The Sure Sign of Hope in Mary’s Visitation
In the salvific design of the Most Holy Trinity, the mystery of the Incarnation constitutes the superabundant fulfillment of the promise made by God to man after original sin, after that first sin whose effects oppress the whole earthly history of man (cf. Gen 3:15). And so, there comes into the world a Son, “the seed of the woman” who will crush the evil of sin its very origins: “he will crush the head of the serpent.” As we see from the words of the Protogospel, the victory of the woman’s Son will not take place without a hard struggle, a struggle that is to extend through the whole of human history. The “enmity,” foretold at the beginning, is confirmed in the Apocalypse, in which there recurs the sign of the “woman,” this time “clothed with the sun” (Rev 12:1).

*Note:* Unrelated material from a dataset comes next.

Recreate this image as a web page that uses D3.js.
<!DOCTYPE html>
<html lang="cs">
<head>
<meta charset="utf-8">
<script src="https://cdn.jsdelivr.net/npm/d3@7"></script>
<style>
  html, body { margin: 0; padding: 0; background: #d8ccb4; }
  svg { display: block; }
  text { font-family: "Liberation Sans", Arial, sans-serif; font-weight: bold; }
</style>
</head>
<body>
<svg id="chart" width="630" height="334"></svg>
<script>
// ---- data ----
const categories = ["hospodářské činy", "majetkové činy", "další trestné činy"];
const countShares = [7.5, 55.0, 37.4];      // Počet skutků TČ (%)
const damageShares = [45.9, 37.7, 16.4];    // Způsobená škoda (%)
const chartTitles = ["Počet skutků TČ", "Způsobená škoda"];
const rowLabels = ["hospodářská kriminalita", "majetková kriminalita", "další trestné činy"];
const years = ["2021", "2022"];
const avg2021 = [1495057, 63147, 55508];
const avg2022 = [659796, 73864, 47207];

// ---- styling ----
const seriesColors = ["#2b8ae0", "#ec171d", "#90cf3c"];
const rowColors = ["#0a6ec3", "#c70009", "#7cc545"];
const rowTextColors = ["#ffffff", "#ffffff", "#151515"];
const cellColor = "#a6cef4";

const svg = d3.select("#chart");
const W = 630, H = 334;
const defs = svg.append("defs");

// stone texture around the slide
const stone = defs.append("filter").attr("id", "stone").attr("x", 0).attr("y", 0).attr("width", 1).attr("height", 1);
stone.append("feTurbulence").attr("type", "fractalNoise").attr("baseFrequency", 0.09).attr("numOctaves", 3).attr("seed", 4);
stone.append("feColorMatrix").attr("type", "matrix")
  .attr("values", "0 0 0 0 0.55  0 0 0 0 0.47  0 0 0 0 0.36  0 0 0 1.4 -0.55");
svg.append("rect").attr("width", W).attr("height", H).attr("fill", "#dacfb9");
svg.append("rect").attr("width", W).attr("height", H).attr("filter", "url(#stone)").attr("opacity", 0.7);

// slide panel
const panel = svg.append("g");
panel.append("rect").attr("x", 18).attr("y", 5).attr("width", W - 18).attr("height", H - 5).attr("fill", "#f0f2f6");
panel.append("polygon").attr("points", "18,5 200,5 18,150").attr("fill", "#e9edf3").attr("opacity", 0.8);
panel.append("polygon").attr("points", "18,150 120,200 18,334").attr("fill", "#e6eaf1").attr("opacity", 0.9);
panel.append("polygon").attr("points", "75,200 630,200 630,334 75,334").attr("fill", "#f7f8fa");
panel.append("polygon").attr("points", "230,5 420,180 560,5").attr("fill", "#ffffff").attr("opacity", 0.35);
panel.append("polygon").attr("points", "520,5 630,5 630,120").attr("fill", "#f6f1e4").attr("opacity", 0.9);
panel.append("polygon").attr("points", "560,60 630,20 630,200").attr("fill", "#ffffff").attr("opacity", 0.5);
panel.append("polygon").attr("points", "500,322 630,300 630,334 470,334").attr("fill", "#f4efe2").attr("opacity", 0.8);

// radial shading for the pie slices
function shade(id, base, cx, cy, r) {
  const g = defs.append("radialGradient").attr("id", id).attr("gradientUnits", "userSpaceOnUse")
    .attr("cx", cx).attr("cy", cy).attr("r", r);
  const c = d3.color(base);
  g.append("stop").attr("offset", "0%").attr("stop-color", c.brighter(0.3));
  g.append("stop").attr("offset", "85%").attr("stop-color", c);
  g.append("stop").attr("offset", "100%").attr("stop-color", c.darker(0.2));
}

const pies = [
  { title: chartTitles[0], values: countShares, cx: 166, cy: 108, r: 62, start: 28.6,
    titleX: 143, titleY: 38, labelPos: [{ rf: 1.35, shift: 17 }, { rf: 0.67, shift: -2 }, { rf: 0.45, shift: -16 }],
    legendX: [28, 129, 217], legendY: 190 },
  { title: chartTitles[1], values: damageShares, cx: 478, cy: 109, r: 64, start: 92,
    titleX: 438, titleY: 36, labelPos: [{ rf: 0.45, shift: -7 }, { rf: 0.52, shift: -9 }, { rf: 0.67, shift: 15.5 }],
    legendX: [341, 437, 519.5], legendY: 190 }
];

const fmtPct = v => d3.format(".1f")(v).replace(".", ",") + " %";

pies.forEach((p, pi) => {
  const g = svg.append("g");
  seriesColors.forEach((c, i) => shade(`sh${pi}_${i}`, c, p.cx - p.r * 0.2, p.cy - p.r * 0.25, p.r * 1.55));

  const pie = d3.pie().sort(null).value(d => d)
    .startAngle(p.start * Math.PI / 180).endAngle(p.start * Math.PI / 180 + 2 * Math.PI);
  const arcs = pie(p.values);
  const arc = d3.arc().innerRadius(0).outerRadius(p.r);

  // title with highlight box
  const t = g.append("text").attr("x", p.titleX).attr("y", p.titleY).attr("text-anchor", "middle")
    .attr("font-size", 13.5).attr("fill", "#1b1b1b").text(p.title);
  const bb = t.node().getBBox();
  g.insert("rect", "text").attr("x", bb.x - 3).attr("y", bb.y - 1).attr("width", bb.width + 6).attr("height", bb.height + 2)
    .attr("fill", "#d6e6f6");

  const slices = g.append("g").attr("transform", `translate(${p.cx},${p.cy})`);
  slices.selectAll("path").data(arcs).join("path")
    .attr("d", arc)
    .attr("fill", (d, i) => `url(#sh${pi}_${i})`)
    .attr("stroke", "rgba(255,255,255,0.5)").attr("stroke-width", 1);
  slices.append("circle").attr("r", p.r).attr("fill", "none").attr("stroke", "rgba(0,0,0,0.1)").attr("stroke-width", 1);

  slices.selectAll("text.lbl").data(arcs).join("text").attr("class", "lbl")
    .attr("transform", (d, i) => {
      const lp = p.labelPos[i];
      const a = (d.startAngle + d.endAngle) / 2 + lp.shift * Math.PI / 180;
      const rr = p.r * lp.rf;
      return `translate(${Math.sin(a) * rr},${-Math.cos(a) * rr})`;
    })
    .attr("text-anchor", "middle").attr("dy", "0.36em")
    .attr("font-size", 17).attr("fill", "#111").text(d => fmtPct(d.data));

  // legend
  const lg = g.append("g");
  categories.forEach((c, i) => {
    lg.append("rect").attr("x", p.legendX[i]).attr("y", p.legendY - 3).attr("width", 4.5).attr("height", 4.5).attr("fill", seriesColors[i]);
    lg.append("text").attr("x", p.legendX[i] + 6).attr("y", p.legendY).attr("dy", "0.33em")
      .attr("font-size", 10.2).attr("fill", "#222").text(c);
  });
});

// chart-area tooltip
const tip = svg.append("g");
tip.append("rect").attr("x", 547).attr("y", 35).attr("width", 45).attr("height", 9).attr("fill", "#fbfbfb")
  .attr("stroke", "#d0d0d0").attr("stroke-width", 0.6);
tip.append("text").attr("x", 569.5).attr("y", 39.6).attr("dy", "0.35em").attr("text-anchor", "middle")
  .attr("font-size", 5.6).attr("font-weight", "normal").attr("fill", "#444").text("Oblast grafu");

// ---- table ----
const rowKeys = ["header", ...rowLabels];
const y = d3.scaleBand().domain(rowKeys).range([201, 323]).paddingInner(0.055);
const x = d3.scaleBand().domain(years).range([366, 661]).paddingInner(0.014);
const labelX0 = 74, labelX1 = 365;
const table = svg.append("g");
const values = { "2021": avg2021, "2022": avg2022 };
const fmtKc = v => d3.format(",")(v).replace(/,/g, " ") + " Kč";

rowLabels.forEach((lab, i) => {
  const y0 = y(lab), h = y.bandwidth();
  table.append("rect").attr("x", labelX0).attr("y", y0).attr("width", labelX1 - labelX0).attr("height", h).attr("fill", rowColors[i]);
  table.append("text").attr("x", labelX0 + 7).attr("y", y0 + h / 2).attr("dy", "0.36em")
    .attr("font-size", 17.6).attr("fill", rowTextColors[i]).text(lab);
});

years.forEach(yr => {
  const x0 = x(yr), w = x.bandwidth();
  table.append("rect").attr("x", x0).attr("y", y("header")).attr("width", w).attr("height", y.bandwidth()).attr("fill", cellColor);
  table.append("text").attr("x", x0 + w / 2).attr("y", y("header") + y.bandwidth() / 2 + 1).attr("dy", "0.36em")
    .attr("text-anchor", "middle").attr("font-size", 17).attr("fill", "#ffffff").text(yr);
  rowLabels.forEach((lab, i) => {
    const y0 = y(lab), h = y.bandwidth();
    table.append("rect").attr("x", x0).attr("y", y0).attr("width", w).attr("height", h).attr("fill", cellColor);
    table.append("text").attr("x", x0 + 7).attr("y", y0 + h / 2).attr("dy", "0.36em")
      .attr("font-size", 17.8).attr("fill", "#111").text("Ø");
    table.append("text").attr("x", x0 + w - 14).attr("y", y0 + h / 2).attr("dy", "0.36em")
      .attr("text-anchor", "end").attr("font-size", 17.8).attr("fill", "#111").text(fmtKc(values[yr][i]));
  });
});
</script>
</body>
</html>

Mary, Mother of the Incarnate Word, is placed at the very center of that enmity, that struggle which accompanies the history of humanity on earth and the history of salvation itself. In this central place, she who belongs to the “weak and poor of the Lord” bears in herself, like no other member of the human race, that “glory of grace” which the Father “has bestowed on us in his beloved Son,” and this grace determines the extraordinary greatness and beauty of her whole being. Mary thus remains before God, and also before the whole of humanity, as the unchangeable and inviolable sign of God’s election, spoken of in Paul’s letter: “in Christ…he chose us…before the foundation of the world…he destined us…to be his sons” (Eph 1:4,5). This election is more powerful than any experience of evil and sin, than all that “enmity” which marks the history of man. In this history Mary remains a sign of sure hope.